* _Task to carry out_:
In the material below, find all lines with the string "this" and copy them.

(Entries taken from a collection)
^^^^
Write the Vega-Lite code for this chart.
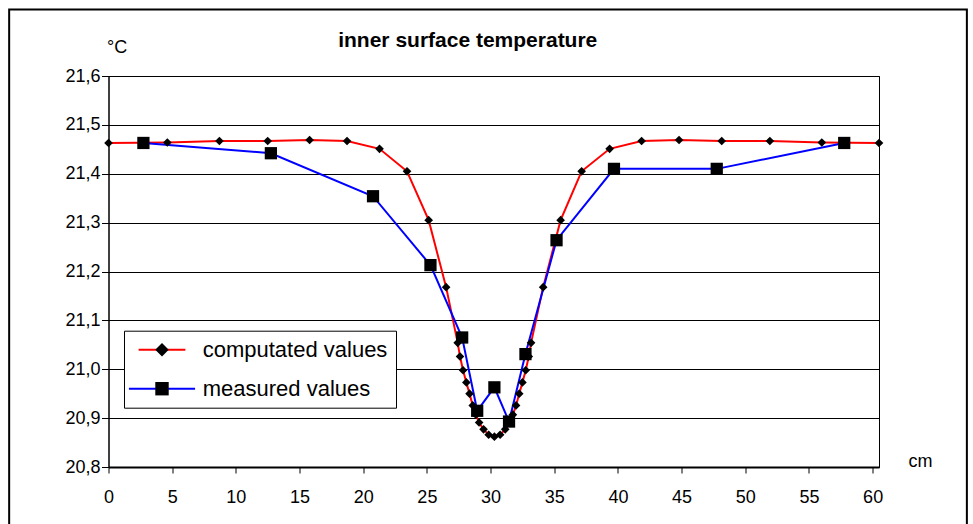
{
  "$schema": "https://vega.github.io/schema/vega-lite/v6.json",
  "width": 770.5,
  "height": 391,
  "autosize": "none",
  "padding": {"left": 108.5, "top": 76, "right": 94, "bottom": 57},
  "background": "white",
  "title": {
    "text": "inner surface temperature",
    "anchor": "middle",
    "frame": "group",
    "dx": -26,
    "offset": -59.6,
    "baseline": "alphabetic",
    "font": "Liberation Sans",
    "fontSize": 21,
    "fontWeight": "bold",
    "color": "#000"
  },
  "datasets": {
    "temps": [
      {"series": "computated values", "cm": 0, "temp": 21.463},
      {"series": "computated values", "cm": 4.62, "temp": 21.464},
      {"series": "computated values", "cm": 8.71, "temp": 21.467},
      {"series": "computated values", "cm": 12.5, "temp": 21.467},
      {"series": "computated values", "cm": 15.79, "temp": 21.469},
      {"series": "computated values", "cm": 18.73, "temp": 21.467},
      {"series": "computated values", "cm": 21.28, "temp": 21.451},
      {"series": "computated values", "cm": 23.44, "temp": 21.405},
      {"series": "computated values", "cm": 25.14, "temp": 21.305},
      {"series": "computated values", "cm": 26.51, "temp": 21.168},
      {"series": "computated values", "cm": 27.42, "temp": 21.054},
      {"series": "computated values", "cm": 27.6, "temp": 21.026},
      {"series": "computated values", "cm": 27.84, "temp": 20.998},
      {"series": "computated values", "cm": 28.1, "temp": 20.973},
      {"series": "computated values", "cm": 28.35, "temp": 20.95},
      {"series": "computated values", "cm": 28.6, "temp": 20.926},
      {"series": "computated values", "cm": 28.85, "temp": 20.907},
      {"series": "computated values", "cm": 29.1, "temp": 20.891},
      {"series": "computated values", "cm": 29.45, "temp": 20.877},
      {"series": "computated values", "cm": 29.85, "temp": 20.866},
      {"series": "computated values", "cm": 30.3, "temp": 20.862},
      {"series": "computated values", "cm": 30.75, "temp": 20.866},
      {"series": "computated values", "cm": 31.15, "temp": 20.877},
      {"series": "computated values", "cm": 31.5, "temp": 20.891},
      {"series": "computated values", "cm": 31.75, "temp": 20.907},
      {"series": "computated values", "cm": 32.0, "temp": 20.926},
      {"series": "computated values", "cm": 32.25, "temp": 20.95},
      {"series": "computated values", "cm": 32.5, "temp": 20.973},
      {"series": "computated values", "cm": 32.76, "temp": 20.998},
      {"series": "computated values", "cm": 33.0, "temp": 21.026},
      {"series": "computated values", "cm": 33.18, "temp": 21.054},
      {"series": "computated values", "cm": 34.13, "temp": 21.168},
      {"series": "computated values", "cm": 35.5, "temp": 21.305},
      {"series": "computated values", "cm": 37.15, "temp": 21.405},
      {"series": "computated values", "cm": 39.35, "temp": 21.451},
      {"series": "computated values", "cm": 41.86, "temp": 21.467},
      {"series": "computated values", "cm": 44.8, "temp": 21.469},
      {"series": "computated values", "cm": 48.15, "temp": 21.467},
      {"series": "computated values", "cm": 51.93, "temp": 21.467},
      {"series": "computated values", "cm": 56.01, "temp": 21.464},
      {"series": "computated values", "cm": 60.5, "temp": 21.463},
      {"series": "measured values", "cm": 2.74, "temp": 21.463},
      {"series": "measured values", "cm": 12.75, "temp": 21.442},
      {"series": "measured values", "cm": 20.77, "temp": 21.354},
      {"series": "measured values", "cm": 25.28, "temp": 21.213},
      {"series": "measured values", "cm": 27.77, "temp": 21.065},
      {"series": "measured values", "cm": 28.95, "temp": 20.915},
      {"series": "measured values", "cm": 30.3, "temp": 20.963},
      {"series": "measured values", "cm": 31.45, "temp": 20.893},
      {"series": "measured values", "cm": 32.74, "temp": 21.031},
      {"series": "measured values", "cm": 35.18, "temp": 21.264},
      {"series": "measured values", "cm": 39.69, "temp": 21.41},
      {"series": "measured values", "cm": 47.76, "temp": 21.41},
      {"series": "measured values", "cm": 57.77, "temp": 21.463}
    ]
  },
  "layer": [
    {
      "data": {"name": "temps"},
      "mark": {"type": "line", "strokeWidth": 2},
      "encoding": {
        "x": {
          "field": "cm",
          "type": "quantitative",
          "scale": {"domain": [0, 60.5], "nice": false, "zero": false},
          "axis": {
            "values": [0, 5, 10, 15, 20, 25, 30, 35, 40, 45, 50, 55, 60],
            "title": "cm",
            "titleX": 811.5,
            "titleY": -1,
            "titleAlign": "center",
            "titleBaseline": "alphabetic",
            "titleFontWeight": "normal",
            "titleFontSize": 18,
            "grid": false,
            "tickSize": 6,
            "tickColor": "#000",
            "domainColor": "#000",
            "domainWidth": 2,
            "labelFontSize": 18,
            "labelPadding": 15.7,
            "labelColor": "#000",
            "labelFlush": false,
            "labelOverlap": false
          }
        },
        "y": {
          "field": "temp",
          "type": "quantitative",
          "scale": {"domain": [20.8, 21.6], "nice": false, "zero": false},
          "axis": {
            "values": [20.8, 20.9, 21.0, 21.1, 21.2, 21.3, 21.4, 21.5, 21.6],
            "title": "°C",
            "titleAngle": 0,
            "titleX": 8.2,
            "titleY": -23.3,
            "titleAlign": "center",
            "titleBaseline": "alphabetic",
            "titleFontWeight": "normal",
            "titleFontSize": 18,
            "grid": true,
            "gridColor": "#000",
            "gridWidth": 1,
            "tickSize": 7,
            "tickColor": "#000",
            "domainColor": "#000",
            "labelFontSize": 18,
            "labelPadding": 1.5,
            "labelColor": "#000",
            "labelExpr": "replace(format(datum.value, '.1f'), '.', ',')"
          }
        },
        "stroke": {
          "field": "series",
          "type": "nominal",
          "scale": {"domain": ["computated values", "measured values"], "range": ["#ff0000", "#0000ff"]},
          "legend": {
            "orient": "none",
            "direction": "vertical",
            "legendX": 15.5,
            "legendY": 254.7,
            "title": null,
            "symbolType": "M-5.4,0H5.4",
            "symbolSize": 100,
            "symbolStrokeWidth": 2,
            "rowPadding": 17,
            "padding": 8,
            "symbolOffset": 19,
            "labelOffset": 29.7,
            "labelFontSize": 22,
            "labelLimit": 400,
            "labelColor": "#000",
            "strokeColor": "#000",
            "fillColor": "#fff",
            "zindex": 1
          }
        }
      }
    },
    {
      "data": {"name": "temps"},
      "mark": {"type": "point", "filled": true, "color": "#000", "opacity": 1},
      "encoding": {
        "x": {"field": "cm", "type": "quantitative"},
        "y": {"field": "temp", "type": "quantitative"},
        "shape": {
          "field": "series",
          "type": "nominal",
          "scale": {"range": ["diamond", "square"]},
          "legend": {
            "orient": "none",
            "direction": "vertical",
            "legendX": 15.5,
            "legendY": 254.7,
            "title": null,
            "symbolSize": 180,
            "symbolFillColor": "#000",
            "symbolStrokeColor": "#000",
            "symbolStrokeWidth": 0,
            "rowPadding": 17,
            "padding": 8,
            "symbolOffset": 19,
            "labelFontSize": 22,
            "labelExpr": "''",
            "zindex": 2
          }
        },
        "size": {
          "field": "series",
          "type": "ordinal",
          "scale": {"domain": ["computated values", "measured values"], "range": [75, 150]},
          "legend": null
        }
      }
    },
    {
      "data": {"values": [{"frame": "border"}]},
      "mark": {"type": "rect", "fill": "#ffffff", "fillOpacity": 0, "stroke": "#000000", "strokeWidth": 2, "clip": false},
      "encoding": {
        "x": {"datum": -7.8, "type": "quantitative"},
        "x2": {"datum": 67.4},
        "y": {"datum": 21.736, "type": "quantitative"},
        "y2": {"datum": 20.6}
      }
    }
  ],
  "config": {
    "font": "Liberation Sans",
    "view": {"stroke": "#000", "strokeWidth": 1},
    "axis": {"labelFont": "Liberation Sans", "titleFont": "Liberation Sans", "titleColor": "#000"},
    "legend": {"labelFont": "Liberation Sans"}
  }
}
^^^^
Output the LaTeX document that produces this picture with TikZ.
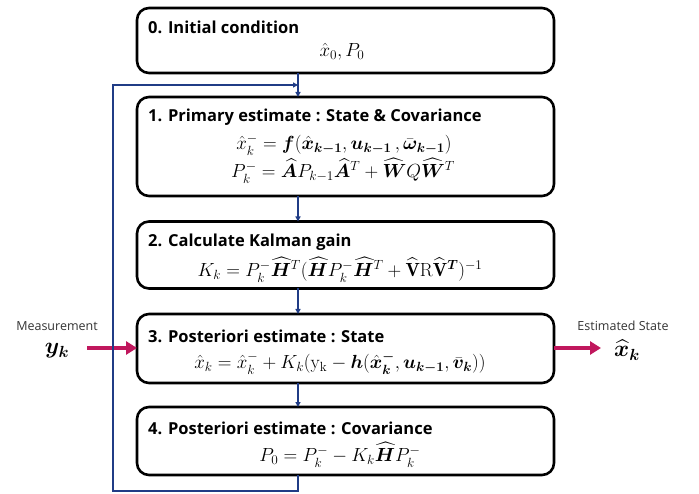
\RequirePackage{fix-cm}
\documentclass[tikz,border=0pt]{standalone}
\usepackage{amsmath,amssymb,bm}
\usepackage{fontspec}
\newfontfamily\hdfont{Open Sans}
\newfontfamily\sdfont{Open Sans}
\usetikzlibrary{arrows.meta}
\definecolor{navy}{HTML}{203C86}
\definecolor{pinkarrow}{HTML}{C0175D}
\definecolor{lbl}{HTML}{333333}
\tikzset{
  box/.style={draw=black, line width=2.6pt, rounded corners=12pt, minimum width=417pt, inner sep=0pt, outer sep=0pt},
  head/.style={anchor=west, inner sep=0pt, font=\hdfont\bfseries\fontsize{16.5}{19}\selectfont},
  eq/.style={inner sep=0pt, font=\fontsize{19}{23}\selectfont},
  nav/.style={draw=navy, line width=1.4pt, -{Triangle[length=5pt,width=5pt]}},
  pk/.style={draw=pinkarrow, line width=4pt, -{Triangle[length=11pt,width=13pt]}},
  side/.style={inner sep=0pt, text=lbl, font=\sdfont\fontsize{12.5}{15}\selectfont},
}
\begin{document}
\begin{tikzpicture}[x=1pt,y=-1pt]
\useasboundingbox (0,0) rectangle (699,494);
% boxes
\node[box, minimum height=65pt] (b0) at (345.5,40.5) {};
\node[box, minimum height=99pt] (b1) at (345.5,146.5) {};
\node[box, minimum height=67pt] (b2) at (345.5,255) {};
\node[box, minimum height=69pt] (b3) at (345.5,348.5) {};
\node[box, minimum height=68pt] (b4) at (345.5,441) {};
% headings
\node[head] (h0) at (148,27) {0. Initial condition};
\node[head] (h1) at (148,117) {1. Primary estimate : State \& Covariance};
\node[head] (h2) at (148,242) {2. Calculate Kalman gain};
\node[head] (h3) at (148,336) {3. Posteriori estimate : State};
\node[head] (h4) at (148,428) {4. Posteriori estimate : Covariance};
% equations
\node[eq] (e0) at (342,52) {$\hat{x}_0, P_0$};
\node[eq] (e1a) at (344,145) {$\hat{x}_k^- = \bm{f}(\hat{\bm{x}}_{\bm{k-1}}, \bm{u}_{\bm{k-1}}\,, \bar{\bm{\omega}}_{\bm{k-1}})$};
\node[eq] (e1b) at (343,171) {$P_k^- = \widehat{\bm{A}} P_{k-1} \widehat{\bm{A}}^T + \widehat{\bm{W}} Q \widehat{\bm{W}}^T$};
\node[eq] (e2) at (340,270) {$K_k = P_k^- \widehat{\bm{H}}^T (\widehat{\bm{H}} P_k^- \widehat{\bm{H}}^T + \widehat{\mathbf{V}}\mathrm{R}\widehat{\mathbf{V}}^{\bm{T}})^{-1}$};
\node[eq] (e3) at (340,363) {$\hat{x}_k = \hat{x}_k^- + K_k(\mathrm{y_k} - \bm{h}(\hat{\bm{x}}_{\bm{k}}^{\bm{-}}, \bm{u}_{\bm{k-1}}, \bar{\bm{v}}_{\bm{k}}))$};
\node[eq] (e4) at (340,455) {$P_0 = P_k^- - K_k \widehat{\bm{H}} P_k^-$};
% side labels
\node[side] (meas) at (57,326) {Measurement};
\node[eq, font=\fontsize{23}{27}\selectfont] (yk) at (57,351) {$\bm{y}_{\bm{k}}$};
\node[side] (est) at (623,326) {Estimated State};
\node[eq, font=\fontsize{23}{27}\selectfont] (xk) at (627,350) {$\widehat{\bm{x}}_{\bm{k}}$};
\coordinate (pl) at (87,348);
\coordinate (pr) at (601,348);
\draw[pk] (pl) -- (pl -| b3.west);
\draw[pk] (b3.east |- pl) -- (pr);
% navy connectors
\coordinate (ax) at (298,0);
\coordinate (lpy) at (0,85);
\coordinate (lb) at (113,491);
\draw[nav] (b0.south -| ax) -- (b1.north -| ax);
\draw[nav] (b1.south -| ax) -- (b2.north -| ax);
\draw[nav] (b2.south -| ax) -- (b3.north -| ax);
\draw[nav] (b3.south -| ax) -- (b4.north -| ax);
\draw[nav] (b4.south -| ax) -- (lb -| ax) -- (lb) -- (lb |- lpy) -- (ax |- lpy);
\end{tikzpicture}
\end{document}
^^^^
* _Response_:
Write the Vega-Lite code for this chart.
Output the LaTeX document that produces this picture with TikZ.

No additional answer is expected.